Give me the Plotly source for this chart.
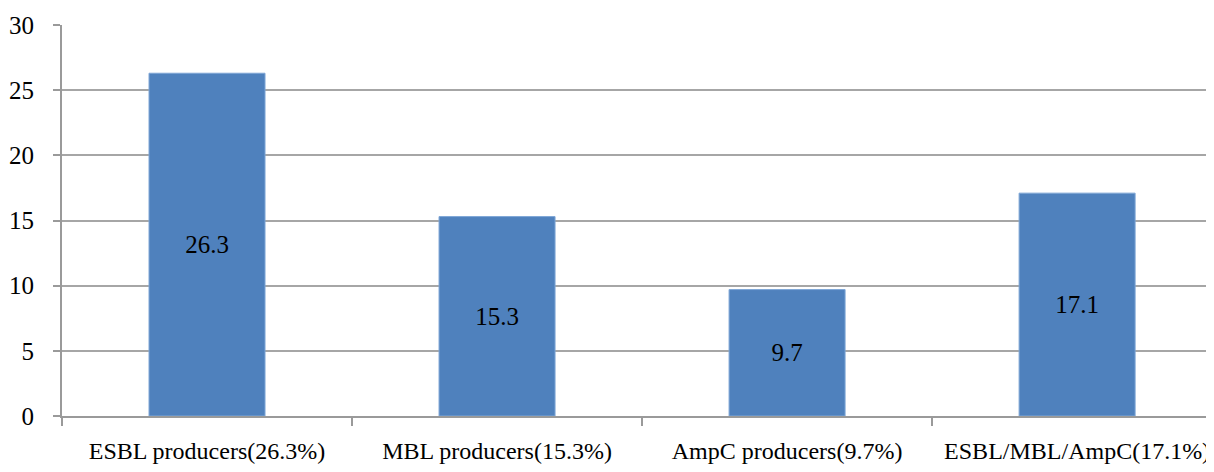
import plotly.graph_objects as go

categories = ["ESBL producers(26.3%)", "MBL producers(15.3%)", "AmpC producers(9.7%)", "ESBL/MBL/AmpC(17.1%)"]
values = [26.3, 15.3, 9.7, 17.1]
value_labels = ["26.3", "15.3", "9.7", "17.1"]
y_ticks = [0, 5, 10, 15, 20, 25, 30]

font_family = "Liberation Serif, Times New Roman, serif"

fig = go.Figure(go.Bar(
    x=categories, y=values, text=value_labels,
    textposition="inside", insidetextanchor="middle",
    textfont=dict(family=font_family, size=25, color="black"),
    marker=dict(color="#4F81BD", line=dict(color="#7EA6D6", width=1)),
    width=0.4,
))

fig.update_layout(
    width=1206, height=464,
    margin=dict(l=54, r=0, t=17, b=56),
    paper_bgcolor="white", plot_bgcolor="white",
    showlegend=False,
    font=dict(family=font_family, size=25, color="black"),
    xaxis=dict(
        range=[-0.5, 3.472], showgrid=False, automargin=False,
        showline=True, linecolor="#9A9A9A", linewidth=2,
        ticks="outside", tickson="boundaries", ticklen=8, tickcolor="#9A9A9A", tickwidth=2,
        ticklabelstandoff=12,
        tickfont=dict(family=font_family, size=24, color="black"),
    ),
    yaxis=dict(
        range=[0, 30], tickvals=y_ticks, showgrid=True, gridcolor="#A6A6A6", gridwidth=2,
        showline=True, linecolor="#9A9A9A", linewidth=2, zeroline=False,
        ticks="outside", ticklen=7, tickcolor="#9A9A9A", tickwidth=2,
        ticklabelstandoff=14, automargin=False,
        tickfont=dict(family=font_family, size=25, color="black"),
    ),
    bargap=0.6,
)

fig.write_html("out.html")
+ + + + + + +
Output the data above without changes, apart from leaving out the pictures.

Give me the Plotly source for this chart.
import plotly.graph_objects as go

categories = ["ESBL producers(26.3%)", "MBL producers(15.3%)", "AmpC producers(9.7%)", "ESBL/MBL/AmpC(17.1%)"]
values = [26.3, 15.3, 9.7, 17.1]
value_labels = ["26.3", "15.3", "9.7", "17.1"]
y_ticks = [0, 5, 10, 15, 20, 25, 30]

font_family = "Liberation Serif, Times New Roman, serif"

fig = go.Figure(go.Bar(
    x=categories, y=values, text=value_labels,
    textposition="inside", insidetextanchor="middle",
    textfont=dict(family=font_family, size=25, color="black"),
    marker=dict(color="#4F81BD", line=dict(color="#7EA6D6", width=1)),
    width=0.4,
))

fig.update_layout(
    width=1206, height=464,
    margin=dict(l=54, r=0, t=17, b=56),
    paper_bgcolor="white", plot_bgcolor="white",
    showlegend=False,
    font=dict(family=font_family, size=25, color="black"),
    xaxis=dict(
        range=[-0.5, 3.472], showgrid=False, automargin=False,
        showline=True, linecolor="#9A9A9A", linewidth=2,
        ticks="outside", tickson="boundaries", ticklen=8, tickcolor="#9A9A9A", tickwidth=2,
        ticklabelstandoff=12,
        tickfont=dict(family=font_family, size=24, color="black"),
    ),
    yaxis=dict(
        range=[0, 30], tickvals=y_ticks, showgrid=True, gridcolor="#A6A6A6", gridwidth=2,
        showline=True, linecolor="#9A9A9A", linewidth=2, zeroline=False,
        ticks="outside", ticklen=7, tickcolor="#9A9A9A", tickwidth=2,
        ticklabelstandoff=14, automargin=False,
        tickfont=dict(family=font_family, size=25, color="black"),
    ),
    bargap=0.6,
)

fig.write_html("out.html")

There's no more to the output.